Researchers at the University of Manchester have used resources provided by GridPP - who represent the UK's contribution to the computing Grid used to find the Higgs boson at CERN - to run image processing and machine learning algorithms on thousands of images of galaxies from the international Dark Energy Survey.
The Manchester team are part of the collaborative project to build the Large Synoptic Survey Telescope (LSST), a new kind of telescope currently under construction in Chile and designed to conduct a 10-year survey of the dynamic Universe. LSST will be able to map the entire visible sky.
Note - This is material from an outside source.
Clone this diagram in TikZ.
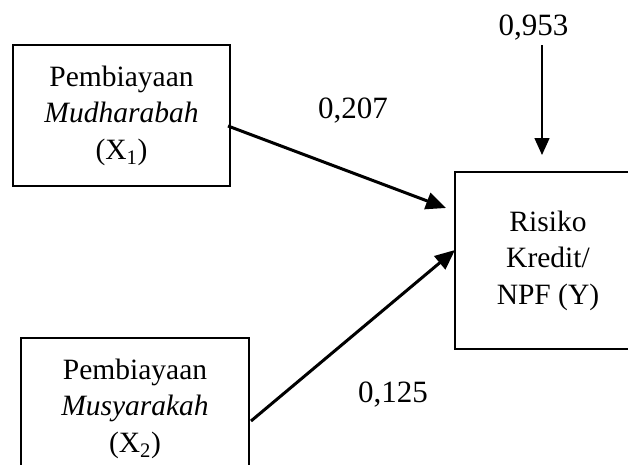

In preparation to the LSST starting its revolutionary scanning, a pilot research project has helped researchers detect and map out the cosmic shear seen across the night sky, one of the tell-tale signs of the dark matter and dark energy thought to make up some 95 per cent of what we see in the Universe. This in turn will help prepare for the analysis of the expected 200 petabytes of data the LSST will collect when it starts operating in 2023.
The pilot research team based at the Manchester of University was led by Dr. Joe Zuntz, a cosmologist originally at Manchester's Jodrell Bank Observatory and now a researcher at the Royal Observatory in Edinburgh.
"Our overall aim is to tackle the mystery of the dark universe - and this pilot project has been hugely significant. When the LSST is fully operating researchers will face a galactic data deluge - and our work will prepare us for the analytical challenge ahead", stated Sarah Bridle, Professor of Astrophysics.
Dr. George Beckett, the LSST-UK Science Centre Project Manager based at the University of Edinburgh, added: "The pilot has been a great success. Having completed the work, Joe and his colleagues are able to carry out shear analysis on vast image sets much faster than was previously the case. Thanks are due to the members of the GridPP community for their assistance and support throughout."
The LSST will produce images of galaxies in a wide variety of frequency bands of the visible electromagnetic spectrum, with each image giving different information about the galaxy's nature and history. In times gone by, the measurements needed to determine properties like cosmic shear might have been done by hand, or at least with human-supervised computer processing.
With the billions of galaxies expected to be observed by LSST, such approaches are unfeasible. Specialised image processing and machine learning software (Zuntz 2013) has therefore been developed for use with galaxy images from telescopes like LSST and its predecessors. This can be used to produce cosmic shear maps like those shown in the figure below. The challenge then becomes one of processing and managing the data for hundreds of thousands of galaxies and extracting scientific results required by LSST researchers and the wider astrophysics community.
As each galaxy is essentially independent of other galaxies in the catalogue, the image processing workflow itself is highly parallelisable. This makes it an ideal problem to tackle with the kind of High-Throughput Computing (HTP) resources and infrastructure offered by GridPP. In many ways, the data from CERN's Large Hadron Collider particle collision events is like that produced by a digital camera - indeed, pixel-based detectors are used near the interaction points - and GridPP regularly processes billions of such events as part of the Worldwide LHC Computing Grid (WLCG).
A pilot exercise, led by Dr. Joe Zuntz while at the University of Manchester and supported by one of the longest serving and most experienced GridPP experts, Senior System Administrator Alessandra Forti, saw the porting of the image analysis workflow to GridPP's distributed computing infrastructure. Data from the Dark Energy Survey (DES) was used for the pilot.
After transferring this data from the US to GridPP Storage Elements, and enabling the LSST Virtual Organisation on a number of GridPP Tier-2 sites, the IM3SHAPE analysis software package (Zuntz, 2013) was tested on local, Grid-friendly client machines to ensure smooth running on the Grid. Analysis jobs were then submitted and managed using the Ganga software suite, which is able to coordinate the thousands of individual analyses associated with each batch of galaxies. Initial runs were submitted using Ganga to local grid sites, but the pilot progressed to submission to multiple sites via the GridPP Distributed Infrastructure with Remote Agent Control (DIRAC) service. The flexibility of Ganga allows both types of submission, which made the transition from local to distributed running significantly easier.
By the end of pilot, Dr. Zuntz was able to run the image processing workflow on multiple GridPP sites, regularly submitting thousands of analysis jobs on DES images.